Sem alterar o tom de voz e a candura habituais, o ministro das Finanças declarou que "o programa de ajustamento é de Portugal", sendo interrompido por um aparte de Miguel Tiago: "Quem está a fazer dinheiro [com o programa] não é Portugal."
"Não é hábito dos portugueses atribuírem problemas a outros, não é hábito dos portugueses rejeitar compromissos, não é hábito dos portugueses pedir a outros que paguem as suas dívidas, não é hábito dos portugueses aceitar que sejam outros a resolver os seus problemas por eles", prosseguiu o ministro.
Esqueceu-se, a bem da nação, de que o seu primeiro-ministro afirmou – em campanha – que “ninguém nos verá impor sacrifícios aos que mais precisam. Os que têm mais terão que ajudar os que têm menos.

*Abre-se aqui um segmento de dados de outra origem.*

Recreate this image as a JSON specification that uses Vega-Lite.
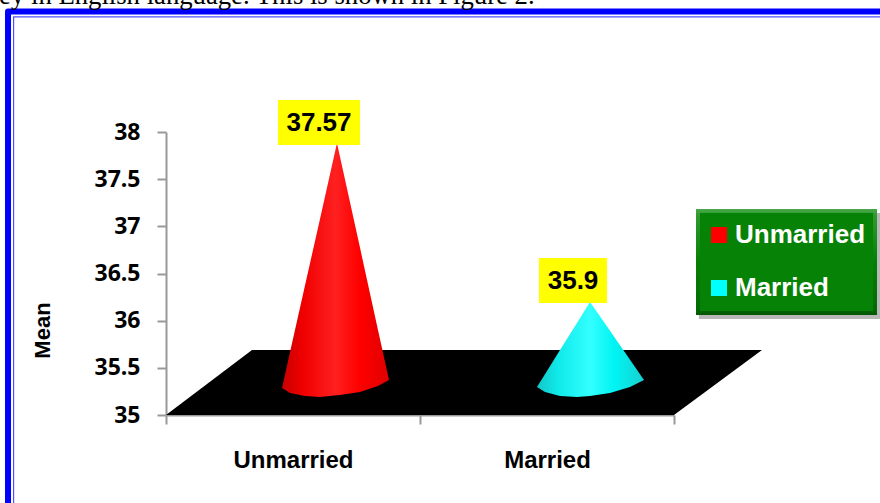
{
"$schema":"https://vega.github.io/schema/vega-lite/v6.json",
"width":508,"height":283,
"autosize":{"type":"none"},
"padding":{"left":166,"top":132,"right":206,"bottom":88},
"background":"white",
"config":{"view":{"stroke":null}},
"datasets":{
"means":[{"status":"Unmarried","mean":37.57},{"status":"Married","mean":35.9}],
"frame":[{"o":1,"x":-0.622,"y":33.9},{"o":2,"x":-0.622,"y":39.277},{"o":3,"x":2.85,"y":39.277}],
"inner":[{"o":1,"x":-0.6,"y":33.9},{"o":2,"x":-0.6,"y":39.221},{"o":3,"x":2.85,"y":39.221}],
"floor":[{"x":0,"y":35,"y2":35},{"x":0.3386,"y":35.689,"y2":35},{"x":2,"y":35.689,"y2":35},{"x":2.3465,"y":35.689,"y2":35.689}],
"coneU":[{"x":0.4567,"y":35.286,"y2":35.286},{"x":0.4882,"y":35.664,"y2":35.233},{"x":0.5472,"y":36.373,"y2":35.201},{"x":0.6063,"y":37.078,"y2":35.191},{"x":0.6732,"y":37.883,"y2":35.209},{"x":0.685,"y":37.738,"y2":35.212},{"x":0.7638,"y":36.772,"y2":35.244},{"x":0.8346,"y":35.902,"y2":35.307},{"x":0.878,"y":35.371,"y2":35.371}],
"coneM":[{"x":1.4606,"y":35.297,"y2":35.297},{"x":1.4921,"y":35.433,"y2":35.244},{"x":1.5512,"y":35.688,"y2":35.201},{"x":1.6181,"y":35.976,"y2":35.191},{"x":1.6693,"y":36.198,"y2":35.201},{"x":1.748,"y":35.892,"y2":35.233},{"x":1.8268,"y":35.585,"y2":35.297},{"x":1.8819,"y":35.371,"y2":35.371}],
"labels":[{"x":0.4409,"x2":0.7638,"y":38.339,"y2":37.862,"xc":0.6024,"yc":38.094,"label":"37.57"},{"x":1.4685,"x2":1.7362,"y":36.664,"y2":36.187,"xc":1.6024,"yc":36.421,"label":"35.9"}],
"caption":[{"x":-0.657,"y":39.36,"text":"ey in English language. This is shown in Figure 2."}],
"shadow":[{"x":2.098,"x2":2.811,"y":37.141,"y2":36.018}],
"edge":[{"x":2.0866,"x2":2.7992,"y":37.184,"y2":36.06}],
"panel":[{"x":2.1024,"x2":2.7835,"y":37.141,"y2":36.103}]
},
"resolve":{"scale":{"x":"independent"},"axis":{"x":"independent"}},
"layer":[
{"data":{"name":"frame"},"mark":{"type":"line","color":"#0000ff","strokeWidth":6,"strokeJoin":"round","clip":false},
 "encoding":{"x":{"field":"x","type":"quantitative","scale":{"domain":[0,2],"nice":false,"zero":false},"axis":null},"y":{"field":"y","type":"quantitative","scale":{"domain":[35,38],"nice":false,"zero":false},"axis":{"values":[35,35.5,36,36.5,37,37.5,38],"format":"~g","grid":false,"title":"Mean","titleX":-112,"titleY":198,"titleFont":"Liberation Sans","titleFontSize":22,"titleFontWeight":"bold","titleColor":"#000000","labelFont":"Open Sans","labelFontSize":23,"labelFontWeight":"bold","labelColor":"#000000","labelPadding":17,"tickSize":9,"tickWidth":2,"tickColor":"#999999","domainColor":"#999999","domainWidth":2}},"order":{"field":"o"}}},
{"data":{"name":"inner"},"mark":{"type":"line","color":"#5050ff","strokeWidth":1.2},
 "encoding":{"x":{"field":"x","type":"quantitative","scale":{"domain":[0,2],"nice":false,"zero":false},"axis":null},"y":{"field":"y","type":"quantitative","scale":{"domain":[35,38],"nice":false,"zero":false}},"order":{"field":"o"}}},
{"data":{"name":"caption"},"mark":{"type":"text","font":"Liberation Serif","fontSize":26.7,"align":"left","baseline":"alphabetic","color":"#000000"},
 "encoding":{"x":{"field":"x","type":"quantitative","scale":{"domain":[0,2],"nice":false,"zero":false},"axis":null},"y":{"field":"y","type":"quantitative","scale":{"domain":[35,38],"nice":false,"zero":false}},"text":{"field":"text"}}},
{"data":{"name":"means"},"mark":{"type":"bar","opacity":0},
 "encoding":{"x":{"field":"status","type":"nominal","sort":null,"scale":{"paddingInner":0,"paddingOuter":0},"axis":{"title":null,"tickBand":"extent","labelAngle":0,"labelFont":"Liberation Sans","labelFontSize":24,"labelFontWeight":"bold","labelColor":"#000000","labelPadding":24,"tickSize":9,"tickWidth":2,"tickColor":"#999999","domainColor":"#999999","domainWidth":2}},
 "y":{"field":"mean","type":"quantitative","scale":{"domain":[35,38],"nice":false,"zero":false}},
 "color":{"field":"status","type":"nominal","sort":null,"scale":{"domain":["Unmarried","Married"],"range":["#ff0000","#00ffff"]},
 "legend":{"title":null,"orient":"none","legendX":540,"legendY":90,"symbolType":"square","symbolSize":256,"symbolOpacity":1,"symbolStrokeWidth":0,"labelFont":"Liberation Sans","labelFontSize":26,"labelFontWeight":"bold","labelColor":"#ffffff","labelLimit":300,"labelOffset":3,"rowPadding":27,"padding":0}}}},
{"data":{"name":"floor"},"mark":{"type":"area","color":"#000000"},
 "encoding":{"x":{"field":"x","type":"quantitative","scale":{"domain":[0,2],"nice":false,"zero":false},"axis":null},"y":{"field":"y","type":"quantitative","scale":{"domain":[35,38],"nice":false,"zero":false}},"y2":{"field":"y2"}}},
{"data":{"name":"coneU"},"mark":{"type":"area","color":{"gradient":"linear","x1":0,"x2":1,"y1":0,"y2":0,"stops":[{"offset":0,"color":"#c80000"},{"offset":0.2,"color":"#f00000"},{"offset":0.5,"color":"#ff2020"},{"offset":0.72,"color":"#ff0000"},{"offset":1,"color":"#e00000"}]}},
 "encoding":{"x":{"field":"x","type":"quantitative","scale":{"domain":[0,2],"nice":false,"zero":false},"axis":null},"y":{"field":"y","type":"quantitative","scale":{"domain":[35,38],"nice":false,"zero":false}},"y2":{"field":"y2"}}},
{"data":{"name":"coneM"},"mark":{"type":"area","color":{"gradient":"linear","x1":0,"x2":1,"y1":0,"y2":0,"stops":[{"offset":0,"color":"#12c8c8"},{"offset":0.2,"color":"#10eaea"},{"offset":0.5,"color":"#33ffff"},{"offset":0.72,"color":"#00f4f4"},{"offset":1,"color":"#18d0d0"}]}},
 "encoding":{"x":{"field":"x","type":"quantitative","scale":{"domain":[0,2],"nice":false,"zero":false},"axis":null},"y":{"field":"y","type":"quantitative","scale":{"domain":[35,38],"nice":false,"zero":false}},"y2":{"field":"y2"}}},
{"data":{"name":"labels"},"mark":{"type":"rect","color":"#ffff00"},
 "encoding":{"x":{"field":"x","type":"quantitative","scale":{"domain":[0,2],"nice":false,"zero":false},"axis":null},"x2":{"field":"x2"},"y":{"field":"y","type":"quantitative","scale":{"domain":[35,38],"nice":false,"zero":false}},"y2":{"field":"y2"}}},
{"data":{"name":"labels"},"mark":{"type":"text","font":"Liberation Sans","fontSize":26,"fontWeight":"bold","color":"#000000","align":"center","baseline":"middle"},
 "encoding":{"x":{"field":"xc","type":"quantitative","scale":{"domain":[0,2],"nice":false,"zero":false},"axis":null},"y":{"field":"yc","type":"quantitative","scale":{"domain":[35,38],"nice":false,"zero":false}},"text":{"field":"label"}}},
{"data":{"name":"shadow"},"mark":{"type":"rect","color":"#b8b8b8"},
 "encoding":{"x":{"field":"x","type":"quantitative","scale":{"domain":[0,2],"nice":false,"zero":false},"axis":null},"x2":{"field":"x2"},"y":{"field":"y","type":"quantitative","scale":{"domain":[35,38],"nice":false,"zero":false}},"y2":{"field":"y2"}}},
{"data":{"name":"edge"},"mark":{"type":"rect","color":{"gradient":"linear","x1":0,"x2":0,"y1":0,"y2":1,"stops":[{"offset":0,"color":"#4aa84a"},{"offset":0.06,"color":"#2f9a2f"},{"offset":0.5,"color":"#067f06"},{"offset":0.94,"color":"#046a04"},{"offset":1,"color":"#035503"}]}},
 "encoding":{"x":{"field":"x","type":"quantitative","scale":{"domain":[0,2],"nice":false,"zero":false},"axis":null},"x2":{"field":"x2"},"y":{"field":"y","type":"quantitative","scale":{"domain":[35,38],"nice":false,"zero":false}},"y2":{"field":"y2"}}},
{"data":{"name":"panel"},"mark":{"type":"rect","color":"#068206"},
 "encoding":{"x":{"field":"x","type":"quantitative","scale":{"domain":[0,2],"nice":false,"zero":false},"axis":null},"x2":{"field":"x2"},"y":{"field":"y","type":"quantitative","scale":{"domain":[35,38],"nice":false,"zero":false}},"y2":{"field":"y2"}}}
]
}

Queremos transferir parte dos sacrifícios que se exigem às famílias e às empresas para o Estado”.
Não. Esta afirmação de Passos Coelho foi um claro lapso. O que ele queria dizer, como está a demonstrar na prática, era que ninguém verá o governo impor sacrifícios aos que mais têm.
Apesar de muito criticado, Vítor Gaspar descobriu a Pedra Filosofal. Não aquela que supostamente aproxima os homens de Deus, não o elixir de uma vida longa ou da imortalidade, mas aquela do António Gedeão que nos conta que “eles não sabem, nem sonham, que o sonho comanda a vida, que sempre que um homem sonha, o mundo pula e avança como bola colorida entre as mãos de uma criança”.
Se calhar, reconheço, Vítor Gaspar aproxima-se mais de Zeca Afonso quando este diz: “No céu cinzento, sob o astro mudo, batendo as asas, pela noite calada, vêm em bandos, com pés de veludo, chupar o sangue fresco da manada”.
Seja como for, a arma secreta de Vítor Gaspar só tem um nome: roubo. Não, não foi um lapso. É mesmo ladroagem. Todos os dias o o Governo põe os portugueses de pernas para o ar, sacudindo-os na ânsia insana de lhes roubar todos os cêntimos.
Não terão os portugueses, pelas mesmas razões (desde logo porque não foram eles que criaram os pântanos, os buracos colossais), legitimidade para sair às ruas e pelos meios possíveis correr com um governo que os está a espoliar?
Será que não estão criadas as condições para que os portugueses, espoliados e ultrajados, avancem com um processo judicial contra este e os anteriores governos por negligência grave durante os respectivos mandatos?
Em Setembro de 2010, o parlamento islandês decidiu processar por "negligência" o antigo chefe do Governo, Geeir Haarde, que liderava o país na altura em que o sistema financeiro islandês entrou em (co)lapso, em Outubro de 2008.
A caminho de ultrapassar 1.200 mil desempregados, com 20% dos cidadãos a viver na miséria e às escuras e outros tantos que começam a ter saudades de uma... refeição, Portugal poderia adoptar já igual procedimento em relação a Pedro Passos Coelho e todos os seus super-ministros, (quase) todos eles sublimes exemplos da impunidade reinante.
Pedro Passos Coelho, a não ser que pague direitos de autor, não poderá dizer que “está para nascer um primeiro-ministro que faça melhor do que eu". Mas pode, com certeza, adoptar uma que diga “está para nascer um primeiro-ministro que tão rapidamente tenha posto os portugueses a viver sem comer”.
Como matéria de facto para um eventual processo judicial contra o actual primeiro-ministro acrescente-se que, quando todos julgavam (também foi o meu caso, reconheço) que José Sócrates tinha levado o país a bater no fundo, aparece Pedro Passos Coelho e a sua super-equipa a provar que, afinal, ainda é possível afundar um pouco mais.